Wells places Hwaban in contrast to NYC’s other modern Korean offerings by calling it “the modern Korean restaurant where you’d take your mother,” writing that other restaurants like Atomix and Momofuku Ssam Bar cater to young people. At Hwaban, he notes the ample light for reading the menu, the comfy banquettes, the “soothing neutral colors,” and the soft jazz that plays throughout your meal.
Wells compares it to a Parisian tea room. The drink list, indeed, mostly consists of French wines. Hwaban also employs two pastry chefs, buttercream specialist Ahram Song and Lauren Kim, whose passion-fruit Pavlova Wells describes as “pretty” and “well-tailored.”
But the rest of the menu, he writes, is largely derived from Korean family cooking. It’s served as a $55 tasting menu with three courses at dinner. Mihyun Han, who owns the restaurant with her husband Key Kim, says that some of the recipes come from her mother, as with the chicken, tofu, and mushrooms dumpling that comes in a soy-milk broth Wells calls “transfixing.” The husband-wife duo also run sushi omakase Kosaka.

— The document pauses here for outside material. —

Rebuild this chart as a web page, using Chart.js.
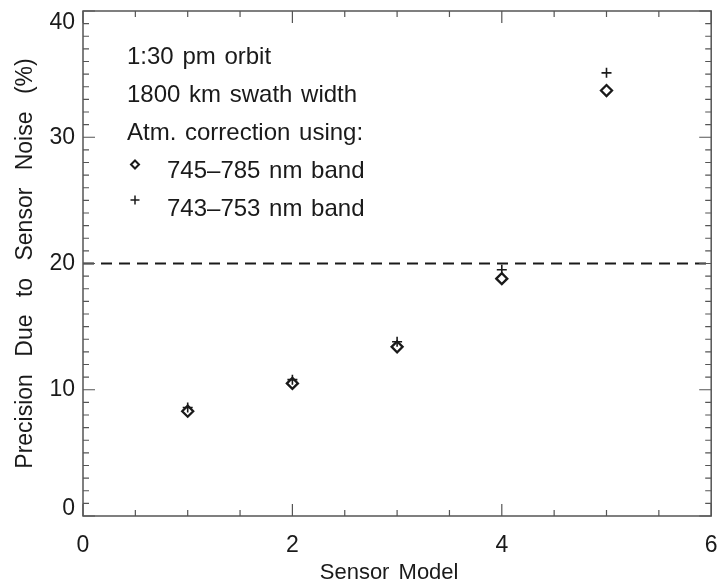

He writes on the nuanced flavors of the menu:
Like the Manhattan restaurants Atomix and Jungsik, Hwaban de-emphasizes the sweeter and spicier side of the Korean palate so other flavors can come through. Coins of poached pollock roe are sliced over a block of soft tofu in a clear, subtle dried-seafood broth. Soy-braised abalone is served in an anchovy broth that is, if not exactly subtle, at least soft-spoken.
Hwaban also offers a weekend brunch. Two stars.